Instructions to follow: From the first line of the data down to and including the line with "49.5, 50.3, 51.2, 52.2, 53.2, 54.3];", copy everything exactly, leaving out pictures.

----- Data block

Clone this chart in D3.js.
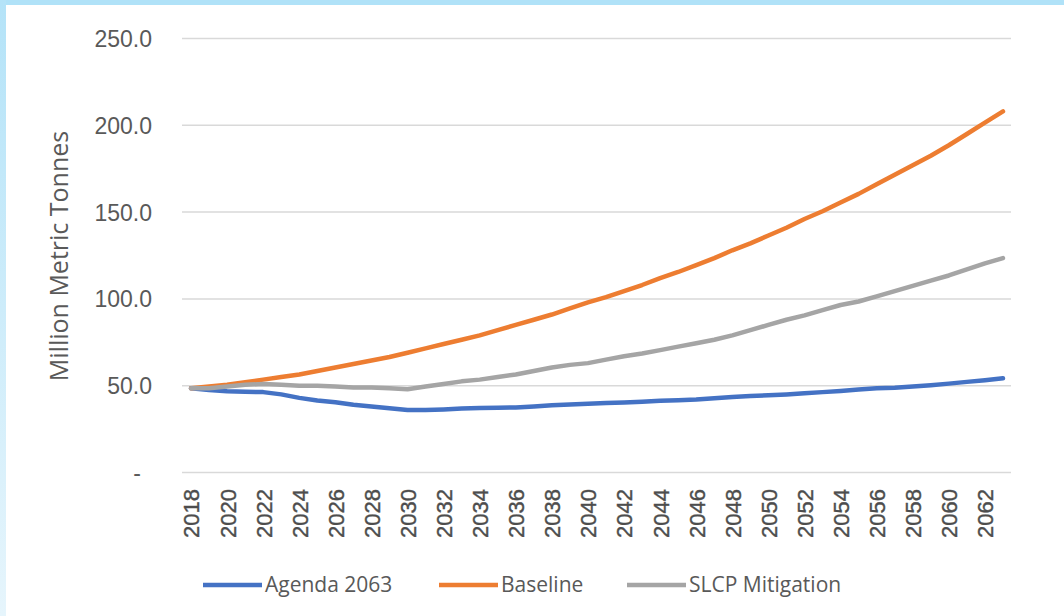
<!DOCTYPE html>
<html>
<head>
<meta charset="utf-8">
<script src="https://cdn.jsdelivr.net/npm/d3@7"></script>
<style>
  html, body { margin: 0; padding: 0; background: #ffffff; }
  svg { display: block; font-family: "Open Sans", "Liberation Sans", sans-serif; }
</style>
</head>
<body>
<svg id="chart" width="1064" height="616"></svg>
<script>
// years on the category axis
var years = d3.range(2018, 2064);

// Million metric tonnes
var agenda_2063 = [48.5, 47.5, 46.8, 46.5, 46.3, 45.0, 43.0, 41.5, 40.5, 39.0,
  38.0, 37.0, 36.0, 36.0, 36.3, 36.8, 37.2, 37.3, 37.5, 38.0,
  38.7, 39.2, 39.6, 40.0, 40.3, 40.8, 41.3, 41.6, 42.0, 42.8,
  43.5, 44.0, 44.5, 45.0, 45.6, 46.3, 47.0, 47.8, 48.5, 48.8,
  49.5, 50.3, 51.2, 52.2, 53.2, 54.3];

var baseline = [48.5, 49.5, 50.5, 52.0, 53.5, 55.0, 56.5, 58.5, 60.5, 62.5,
  64.5, 66.5, 69.0, 71.5, 74.0, 76.5, 79.0, 82.0, 85.0, 88.0,
  91.0, 94.5, 98.0, 101.0, 104.5, 108.0, 112.0, 115.5, 119.5, 123.5,
  128.0, 132.0, 136.5, 141.0, 146.0, 150.5, 155.5, 160.5, 166.0, 171.5,
  177.0, 182.5, 188.5, 195.0, 201.5, 208.0];

var slcp_mitigation = [48.5, 48.5, 49.5, 50.5, 51.0, 50.5, 50.0, 50.0, 49.5, 49.0,
  49.0, 48.5, 48.0, 49.5, 51.0, 52.5, 53.5, 55.0, 56.5, 58.5,
  60.5, 62.0, 63.0, 65.0, 67.0, 68.5, 70.5, 72.5, 74.5, 76.5,
  79.0, 82.0, 85.0, 88.0, 90.5, 93.5, 96.5, 98.5, 101.5, 104.5,
  107.5, 110.5, 113.5, 117.0, 120.5, 123.5];

var series_names = ["Agenda 2063", "Baseline", "SLCP Mitigation"];
var series_colors = ["#4472c4", "#ed7d31", "#a5a5a5"];
var y_ticks = [0, 50, 100, 150, 200, 250];

var svg = d3.select("#chart");
var width = 1064, height = 616;

// light blue frame round the slide
var defs = svg.append("defs");
var grad = defs.append("linearGradient").attr("id", "side-fade")
  .attr("x1", 0).attr("y1", 0).attr("x2", 0).attr("y2", 1);
grad.append("stop").attr("offset", "0%").attr("stop-color", "#b4e3f8");
grad.append("stop").attr("offset", "100%").attr("stop-color", "#e6f5fc");

svg.append("rect").attr("width", width).attr("height", height).style("fill", "#ffffff");
svg.append("rect").attr("x", 0).attr("y", 0).attr("width", width).attr("height", 5)
  .style("fill", "#b0e2f8");
svg.append("rect").attr("x", 0).attr("y", 0).attr("width", 6).attr("height", height)
  .style("fill", "url(#side-fade)");

// scales
var x = d3.scalePoint()
  .domain(years)
  .range([182, 1012])
  .padding(0.5);

var y = d3.scaleLinear()
  .domain([0, 250])
  .range([472.5, 38.5]);

// gridlines
var grid = svg.append("g").attr("class", "grid");
grid.selectAll("line")
  .data(y_ticks)
  .enter()
  .append("line")
    .attr("x1", 182)
    .attr("x2", 1011)
    .attr("y1", function(d) {return y(d);})
    .attr("y2", function(d) {return y(d);})
    .style("stroke", "#d9d9d9")
    .style("stroke-width", 1.5);

// y axis labels
var y_axis = svg.append("g")
  .attr("transform", "translate(152,0)")
  .call(d3.axisLeft(y).tickValues(y_ticks).tickSize(0).tickPadding(0)
    .tickFormat(function(d) {return d == 0 ? "-" : d3.format(".1f")(d);}));
y_axis.select(".domain").remove();
y_axis.selectAll("text")
  .style("font-size", "23px")
  .style("fill", "#595959")
  .attr("dy", "0.35em")
  .attr("x", function(d) {return d == 0 ? -11 : 0;});

// y axis title
svg.append("text")
  .attr("transform", "translate(68,256) rotate(-90)")
  .attr("text-anchor", "middle")
  .style("font-size", "25px")
  .style("fill", "#595959")
  .text("Million Metric Tonnes");

// x axis labels, every second year
var x_axis = svg.append("g")
  .attr("transform", "translate(0,489)")
  .call(d3.axisBottom(x)
    .tickValues(years.filter(function(d) {return (d - 2018) % 2 == 0;}))
    .tickSize(0).tickPadding(0));
x_axis.select(".domain").remove();
x_axis.selectAll("text")
  .attr("transform", "rotate(-90)")
  .attr("text-anchor", "end")
  .attr("x", 0)
  .attr("y", 0)
  .attr("dy", "0.36em")
  .style("font-size", "22px")
  .style("fill", "#4d4d4d")
  .style("stroke", "#4d4d4d")
  .style("stroke-width", 0.4);

// lines
var all_series = [agenda_2063, baseline, slcp_mitigation];
var line = d3.line()
  .x(function(d, i) {return x(years[i]);})
  .y(function(d) {return y(d);});

svg.append("g").selectAll("path")
  .data(all_series)
  .enter()
  .append("path")
    .attr("d", line)
    .style("fill", "none")
    .style("stroke", function(d, i) {return series_colors[i];})
    .style("stroke-width", 4.5)
    .style("stroke-linejoin", "round")
    .style("stroke-linecap", "round");

// legend
var legend_x = [203, 439, 627];
var legend = svg.append("g").selectAll("g")
  .data(series_names)
  .enter()
  .append("g")
    .attr("transform", function(d, i) {return "translate(" + legend_x[i] + ",585)";});
legend.append("line")
  .attr("x1", 0).attr("x2", 59)
  .attr("y1", 0).attr("y2", 0)
  .style("stroke", function(d, i) {return series_colors[i];})
  .style("stroke-width", 4.5);
legend.append("text")
  .attr("x", 62)
  .attr("dy", "0.35em")
  .style("font-size", "21px")
  .style("fill", "#595959")
  .text(function(d) {return d;});
</script>
</body>
</html>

----------

Problem solution:
Clone this chart in D3.js.
<!DOCTYPE html>
<html>
<head>
<meta charset="utf-8">
<script src="https://cdn.jsdelivr.net/npm/d3@7"></script>
<style>
  html, body { margin: 0; padding: 0; background: #ffffff; }
  svg { display: block; font-family: "Open Sans", "Liberation Sans", sans-serif; }
</style>
</head>
<body>
<svg id="chart" width="1064" height="616"></svg>
<script>
// years on the category axis
var years = d3.range(2018, 2064);

// Million metric tonnes
var agenda_2063 = [48.5, 47.5, 46.8, 46.5, 46.3, 45.0, 43.0, 41.5, 40.5, 39.0,
  38.0, 37.0, 36.0, 36.0, 36.3, 36.8, 37.2, 37.3, 37.5, 38.0,
  38.7, 39.2, 39.6, 40.0, 40.3, 40.8, 41.3, 41.6, 42.0, 42.8,
  43.5, 44.0, 44.5, 45.0, 45.6, 46.3, 47.0, 47.8, 48.5, 48.8,
  49.5, 50.3, 51.2, 52.2, 53.2, 54.3];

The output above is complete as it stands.